Posted by: SJC | 12 July 2009 at 12:09 PM
Buy new and or refurbish out of service CANDU power plants to reduce CO2 release. Their construction time is quite low as they have smaller simpler parts.
Non forest destructive harvesting of dead or crowded timber can allow the biomass to be converted to charcoal with the new Hawaii invented method and the charcoal used for soil enrichment.
The wood could be used for pressed boards of all types instead.
Wood has been and can be made into beer or even sugar so it is also a food product as termites may say. If treated in certain ways it might also be used to feed cattle. Straw treated with lye is better food for cattle than plain straw.
Since corn has been a much more expensive cattle feed due to ethanol production, forests wastes should be made into a substitute. ..HG..
Posted by: Henry Gibson | 12 July 2009 at 01:13 PM
Doctoral thesis are the path to 'best science' and are often the only 'hard look' mandated by government policy, law, and common sense.
Snap judgments are the sign of ignorance
HG... your path to alchemy is deluded.
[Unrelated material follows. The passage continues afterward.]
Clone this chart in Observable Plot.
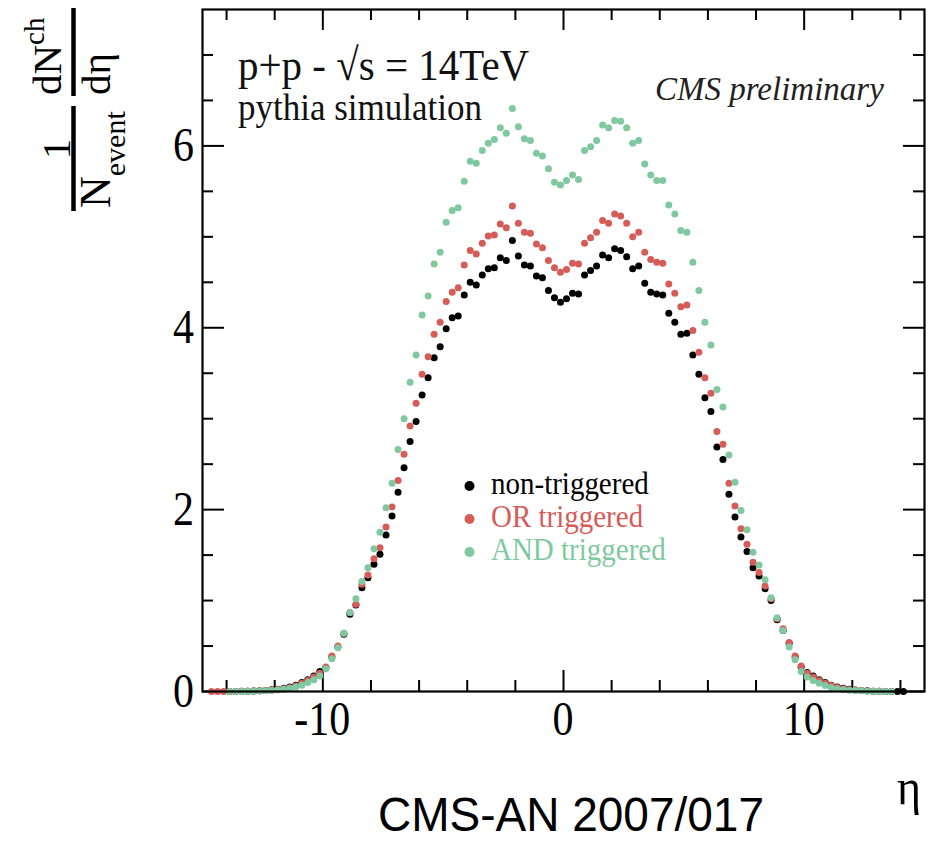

This area is very large and one project recently green lighted by Obama money costs $1500+ per acre to just thin. But by all means eat and drink away to your hearts content!
The conclusions of this study make perfect sense... "use ___ forests for their best role"
Fighting fires on the west side of the Cascades is largely futile anyway. The arcain practices of throwing large ammounts of money into them so that the government can be seen to be taking action is insane.
Proactive smart management would suggest thinning overcrowded foersts in the urban interface but don't expect to find much gold (or fuel you can put in your car)in those hills.
At least the dean didn't try to censor this work...
Posted by: truthtopower | 12 July 2009 at 07:28 PM
"efforts to reduce forest biomass that increases catastrophic fire in Pacific Northwest forests will be counterproductive to sequestering carbon to help offset global warming..."
Consider this concept: removal of excess fuel to biogas heating plants for residential developments lowers CO2 also. By removing demand for fossil fuel fired heating systems, biogas (wood chips to syngas) heating is far more effective in lowering CO2 than leaving the fuel on the forest floor.
And let's not forget two decades of FACE studies proving the ability of plants to absorb CO2 as fertilizer for higher biomass yield.